Saturday, December 5, 2020

Radiation Waiting Room

 The radiation waiting room is a strange place where everyone waits in their patient gowns and no one really checks in—yet we’re all known and called back in order.


I entered it the other day, hobbling in with my walker. This wasn’t a regular day though, and the air felt thick. Two elderly women sat bickering about life, despite the fact that they seemed relatively rich, well-to-do (from their hair, nails, and conversation), and as if they’ve lacked nothing their entire lives.


“Why did God DO this to us?” one woman said. “This is THE MOST terrible thing I can imagine.”


“I agree! I might stop going to church. This is ridiculous!”

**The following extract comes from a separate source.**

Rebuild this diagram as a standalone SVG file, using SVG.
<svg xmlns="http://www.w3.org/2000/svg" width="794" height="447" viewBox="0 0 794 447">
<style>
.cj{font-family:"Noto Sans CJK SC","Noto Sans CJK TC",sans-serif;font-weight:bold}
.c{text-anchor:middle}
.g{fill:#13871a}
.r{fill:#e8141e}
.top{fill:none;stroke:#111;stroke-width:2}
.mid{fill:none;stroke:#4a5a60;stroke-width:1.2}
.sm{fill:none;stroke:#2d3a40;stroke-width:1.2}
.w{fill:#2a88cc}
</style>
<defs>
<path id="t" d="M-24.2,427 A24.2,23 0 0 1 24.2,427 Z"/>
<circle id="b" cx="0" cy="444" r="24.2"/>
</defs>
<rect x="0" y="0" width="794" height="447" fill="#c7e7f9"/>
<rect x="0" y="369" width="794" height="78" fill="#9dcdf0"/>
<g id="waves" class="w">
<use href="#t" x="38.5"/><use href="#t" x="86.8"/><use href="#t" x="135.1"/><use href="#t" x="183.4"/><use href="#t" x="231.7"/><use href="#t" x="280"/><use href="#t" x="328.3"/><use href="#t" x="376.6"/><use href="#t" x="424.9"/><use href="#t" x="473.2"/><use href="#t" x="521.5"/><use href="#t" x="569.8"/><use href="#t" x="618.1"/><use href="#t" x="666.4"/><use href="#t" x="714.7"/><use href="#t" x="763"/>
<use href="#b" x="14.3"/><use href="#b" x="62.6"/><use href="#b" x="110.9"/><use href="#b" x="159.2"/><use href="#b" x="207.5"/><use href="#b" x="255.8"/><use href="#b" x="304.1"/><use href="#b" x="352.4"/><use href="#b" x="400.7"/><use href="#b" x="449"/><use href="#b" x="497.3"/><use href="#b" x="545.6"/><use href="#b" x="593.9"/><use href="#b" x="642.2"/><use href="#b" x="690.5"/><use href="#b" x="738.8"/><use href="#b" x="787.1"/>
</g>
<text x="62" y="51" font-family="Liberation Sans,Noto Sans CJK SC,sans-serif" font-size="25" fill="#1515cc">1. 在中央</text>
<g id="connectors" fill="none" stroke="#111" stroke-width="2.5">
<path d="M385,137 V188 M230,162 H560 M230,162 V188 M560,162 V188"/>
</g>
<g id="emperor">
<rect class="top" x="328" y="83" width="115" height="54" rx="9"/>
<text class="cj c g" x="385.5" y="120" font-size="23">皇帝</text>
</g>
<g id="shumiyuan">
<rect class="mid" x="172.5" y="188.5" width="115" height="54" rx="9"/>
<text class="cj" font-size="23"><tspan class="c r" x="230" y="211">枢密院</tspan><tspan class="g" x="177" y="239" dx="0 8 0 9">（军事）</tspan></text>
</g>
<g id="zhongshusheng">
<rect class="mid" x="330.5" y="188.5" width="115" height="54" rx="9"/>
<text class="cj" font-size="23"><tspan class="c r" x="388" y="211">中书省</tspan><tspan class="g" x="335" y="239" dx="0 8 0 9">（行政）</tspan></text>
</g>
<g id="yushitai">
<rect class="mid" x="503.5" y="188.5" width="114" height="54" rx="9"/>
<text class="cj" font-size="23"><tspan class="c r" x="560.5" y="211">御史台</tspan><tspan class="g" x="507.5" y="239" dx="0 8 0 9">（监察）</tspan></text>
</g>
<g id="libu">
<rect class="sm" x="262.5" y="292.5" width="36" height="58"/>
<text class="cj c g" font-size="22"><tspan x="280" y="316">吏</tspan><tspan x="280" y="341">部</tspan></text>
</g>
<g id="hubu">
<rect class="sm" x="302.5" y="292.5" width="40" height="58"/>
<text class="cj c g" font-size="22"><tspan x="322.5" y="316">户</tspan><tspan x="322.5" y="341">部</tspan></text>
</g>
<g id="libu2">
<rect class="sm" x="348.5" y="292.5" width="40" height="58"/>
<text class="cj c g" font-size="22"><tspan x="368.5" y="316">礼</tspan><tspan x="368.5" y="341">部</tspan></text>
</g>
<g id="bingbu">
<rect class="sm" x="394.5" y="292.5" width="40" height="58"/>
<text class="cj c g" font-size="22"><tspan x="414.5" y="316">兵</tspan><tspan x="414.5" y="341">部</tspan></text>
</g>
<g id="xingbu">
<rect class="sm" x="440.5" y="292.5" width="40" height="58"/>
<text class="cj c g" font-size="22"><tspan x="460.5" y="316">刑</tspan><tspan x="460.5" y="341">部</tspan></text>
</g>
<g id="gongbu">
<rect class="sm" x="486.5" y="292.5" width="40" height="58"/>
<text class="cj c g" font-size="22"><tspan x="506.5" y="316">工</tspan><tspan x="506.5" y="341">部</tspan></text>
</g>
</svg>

They both complained so long that it grated against my nerves almost more than my recent back surgery. I heard about how they both have breast cancer (stage I and stage II). Radiation for both is precautionary, and they have good prognoses ahead of them. I thought they were actually quite lucky.... Yet, they complained.


“Don’t ever get old!” the one lady said to me. “It’s the pits.”


But (oddly enough) I was actually there—getting radiation—TO get old.


“Getting old sucks!” she said.


And I wanted to follow with, “No, dying young sucks.” But instead, I looked at the TV and hoped one of them would be called back soon before I said something I’d regret. Instead they weren’t and the older of the two sighed deeply. “I’m sure it’s something simple, but what are you in here for?” she asked me.


I couldn’t take it anymore. She wanted answers. Then, fine?! “Stage 4 melanoma! They’ve given me 2 years to live.”


You should’ve seen their faces—the older one looked like she’d swallowed a frog. The other woman actually lost some of the color in her plump face. And I don’t know why, but this must have worked as some sort of reset because they started apologizing—as I held some sort of devious laughter in. 


“And here we are, talking about how hard OUR lives are....”


“We all die sometime,” I said. “And that’s hard for ALL of us. We just need to start appreciating the time we’re here. Why complain when you could be enjoying life? One is a waste and the other isn’t.”


After a few minutes of silence, the two started talking about how lucky they are not to have stage 4, and how they have upcoming plans for the holidays—gifts for family and friends. They talked about a future far beyond that, one no one is guaranteed, but I hope they’ll have. And as each of them were called back to radiation, they smiled and told me to never lose hope. It felt...odd, how my demise had cheered them up. But honestly, I was grateful something had done the trick!


A new lady sat in the room with me at that point. She seemed sweet despite circumstances. And I thought how amusing...that she hadn’t seen what had transpired in that same room, just moments before.